Bu Blogda Ara

Şubat 07, 2012

Balık

Diyelim ki sen balık ol. Çok şımarık bir balık ol ama. Bir gün canın sıkılsın ve suyun yüzeyine çok yaklaş. O kadar yaklaş ki, elle tutulabilecek kadar, bulutları seçebilecek kadar. Sonra bir buluta aşık ol. Öyle, aniden, saçma sapan. Seni görecek, hayat halini beğenmeyecek diye hemen suyun en dibine kaç. Havalar yağmurluymuş o sırada. Her gün gör o bulutu.
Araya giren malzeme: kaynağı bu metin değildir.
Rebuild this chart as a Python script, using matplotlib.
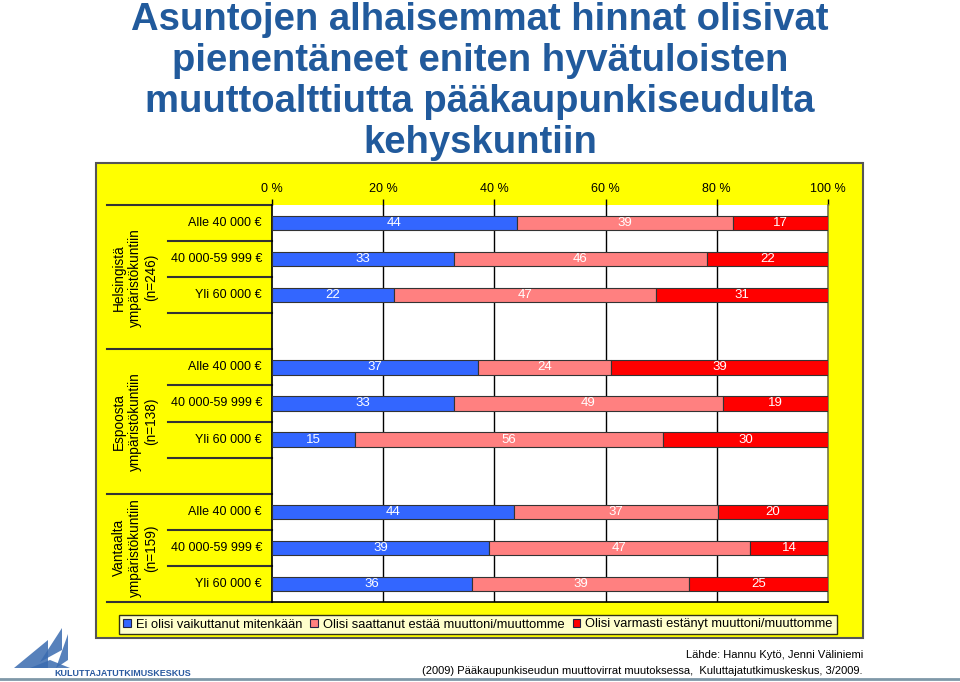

Yağmur damlalarını yakalamaya çalış, ondan sana gelen birer hediyeymiş gibi. Diğer bulutlardan ve şimşeklerden kıskan onu. En çok şimşeklerden. O da seni seviyordur belki. Yoksa bu kadar yağmur yağmazdı. O kadar çok yağmazdı ki. Bir gün yüzeye çıkarken sıcak bassın yüzgeçlerini. San ki, mesela heyecandan, mesela onu göreceksin diye bastı. Bir de bak ki o gitmiş. Güneş gelmiş. Güneş ne ki? O kötü bir şey. Güneş kötü bişey olmasa bulut gitmezdi. Bu sefer sen yağmur yağdır bütün denize. Bir daha göremeyeceğin için değil. Çünkü sevse, o ufacık beyaz bulut kalırdı orada. Uğraşırdı denize inebilmek için. Sis olurdu, siz olurdunuz. Masal saati bitti. Sen balık değilsin. Hadi uyu.